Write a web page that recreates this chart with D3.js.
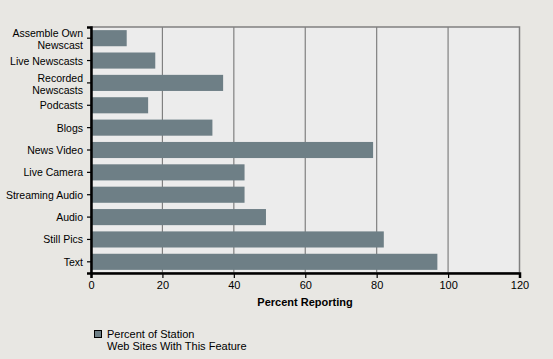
<!DOCTYPE html>
<html><head><meta charset="utf-8">
<script src="https://cdn.jsdelivr.net/npm/d3@7"></script>
<style>
body{margin:0;background:#e8e7e3;}
svg{display:block;font-family:"Liberation Sans",Arial,sans-serif;}
</style></head>
<body><svg id="c" width="553" height="359"></svg>
<script>
const categories = ["Assemble Own|Newscast","Live Newscasts","Recorded|Newscasts","Podcasts","Blogs","News Video","Live Camera","Streaming Audio","Audio","Still Pics","Text"];
const values = [10,18,37,16,34,79,43,43,49,82,97];
const xTicks = [0,20,40,60,80,100,120];
const xTitle = "Percent Reporting";
const legendLabel = ["Percent of Station","Web Sites With This Feature"];

const svg = d3.select("#c");
const m = {l:91, r:519.5, t:27, b:273};
const x = d3.scaleLinear().domain([0,120]).range([m.l,m.r]);
const y = d3.scaleBand().domain(categories).range([m.t,m.b]).paddingInner(0.28).paddingOuter(0.14);

svg.append("rect").attr("x",m.l).attr("y",m.t).attr("width",m.r-m.l).attr("height",m.b-m.t).attr("fill","#ececec").attr("stroke","#808080").attr("stroke-width",1.5);

svg.append("g").selectAll("line").data(xTicks.slice(1,-1)).join("line")
  .attr("x1",d=>x(d)).attr("x2",d=>x(d)).attr("y1",m.t).attr("y2",m.b)
  .attr("stroke","#808080").attr("stroke-width",1.2);

svg.append("g").selectAll("rect").data(values).join("rect")
  .attr("x",x(0)).attr("y",(d,i)=>y(categories[i])).attr("height",y.bandwidth())
  .attr("width",d=>x(d)-x(0)).attr("fill","#6e7f86");

// x axis
const xa = svg.append("g").attr("transform",`translate(0,${m.b})`)
  .call(d3.axisBottom(x).tickValues(xTicks).tickSize(5).tickPadding(3));
xa.select(".domain").attr("stroke","#000").attr("stroke-width",2.5);
xa.selectAll(".tick line").attr("stroke","#000").attr("stroke-width",1.2);
xa.selectAll("text").attr("font-size",11).attr("fill","#000").attr("font-family","Liberation Sans, Arial, sans-serif");

// y axis
const ya = svg.append("g").attr("transform",`translate(${m.l},0)`)
  .call(d3.axisLeft(y).tickSize(4).tickPadding(3).tickFormat(""));
ya.select(".domain").attr("stroke","#000").attr("stroke-width",2.5);
ya.selectAll(".tick line").attr("stroke","#000").attr("stroke-width",1.2);
ya.selectAll(".tick").each(function(d){
  const lines = d.split("|");
  const t = d3.select(this).append("text").attr("x",-8).attr("text-anchor","end")
    .attr("font-size",10.5).attr("fill","#000");
  const off = lines.length===1 ? 4 : -1;
  lines.forEach((ln,i)=>t.append("tspan").attr("x",-8).attr("y",off+i*12).text(ln));
});

svg.append("text").attr("x",305).attr("y",306).attr("text-anchor","middle")
  .attr("font-size",11).attr("font-weight","bold").text(xTitle);

svg.append("rect").attr("x",94.5).attr("y",330.5).attr("width",7).attr("height",7)
  .attr("fill","#6e7f86").attr("stroke","#000").attr("stroke-width",1);
const lt = svg.append("text").attr("font-size",11).attr("fill","#000");
legendLabel.forEach((s,i)=>lt.append("tspan").attr("x",107).attr("y",338+i*12).text(s));
</script></body></html>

+---+

▸ **Stated problem**: All the lines above are to be reproduced exactly, except the pictures.

▸ **The result**:
Write a web page that recreates this chart with D3.js.
<!DOCTYPE html>
<html><head><meta charset="utf-8">
<script src="https://cdn.jsdelivr.net/npm/d3@7"></script>
<style>
body{margin:0;background:#e8e7e3;}
svg{display:block;font-family:"Liberation Sans",Arial,sans-serif;}
</style></head>
<body><svg id="c" width="553" height="359"></svg>
<script>
const categories = ["Assemble Own|Newscast","Live Newscasts","Recorded|Newscasts","Podcasts","Blogs","News Video","Live Camera","Streaming Audio","Audio","Still Pics","Text"];
const values = [10,18,37,16,34,79,43,43,49,82,97];
const xTicks = [0,20,40,60,80,100,120];
const xTitle = "Percent Reporting";
const legendLabel = ["Percent of Station","Web Sites With This Feature"];

const svg = d3.select("#c");
const m = {l:91, r:519.5, t:27, b:273};
const x = d3.scaleLinear().domain([0,120]).range([m.l,m.r]);
const y = d3.scaleBand().domain(categories).range([m.t,m.b]).paddingInner(0.28).paddingOuter(0.14);

svg.append("rect").attr("x",m.l).attr("y",m.t).attr("width",m.r-m.l).attr("height",m.b-m.t).attr("fill","#ececec").attr("stroke","#808080").attr("stroke-width",1.5);

svg.append("g").selectAll("line").data(xTicks.slice(1,-1)).join("line")
  .attr("x1",d=>x(d)).attr("x2",d=>x(d)).attr("y1",m.t).attr("y2",m.b)
  .attr("stroke","#808080").attr("stroke-width",1.2);

svg.append("g").selectAll("rect").data(values).join("rect")
  .attr("x",x(0)).attr("y",(d,i)=>y(categories[i])).attr("height",y.bandwidth())
  .attr("width",d=>x(d)-x(0)).attr("fill","#6e7f86");

// x axis
const xa = svg.append("g").attr("transform",`translate(0,${m.b})`)
  .call(d3.axisBottom(x).tickValues(xTicks).tickSize(5).tickPadding(3));
xa.select(".domain").attr("stroke","#000").attr("stroke-width",2.5);
xa.selectAll(".tick line").attr("stroke","#000").attr("stroke-width",1.2);
xa.selectAll("text").attr("font-size",11).attr("fill","#000").attr("font-family","Liberation Sans, Arial, sans-serif");

// y axis
const ya = svg.append("g").attr("transform",`translate(${m.l},0)`)
  .call(d3.axisLeft(y).tickSize(4).tickPadding(3).tickFormat(""));
ya.select(".domain").attr("stroke","#000").attr("stroke-width",2.5);
ya.selectAll(".tick line").attr("stroke","#000").attr("stroke-width",1.2);
ya.selectAll(".tick").each(function(d){
  const lines = d.split("|");
  const t = d3.select(this).append("text").attr("x",-8).attr("text-anchor","end")
    .attr("font-size",10.5).attr("fill","#000");
  const off = lines.length===1 ? 4 : -1;
  lines.forEach((ln,i)=>t.append("tspan").attr("x",-8).attr("y",off+i*12).text(ln));
});

svg.append("text").attr("x",305).attr("y",306).attr("text-anchor","middle")
  .attr("font-size",11).attr("font-weight","bold").text(xTitle);

svg.append("rect").attr("x",94.5).attr("y",330.5).attr("width",7).attr("height",7)
  .attr("fill","#6e7f86").attr("stroke","#000").attr("stroke-width",1);
const lt = svg.append("text").attr("font-size",11).attr("fill","#000");
legendLabel.forEach((s,i)=>lt.append("tspan").attr("x",107).attr("y",338+i*12).text(s));
</script></body></html>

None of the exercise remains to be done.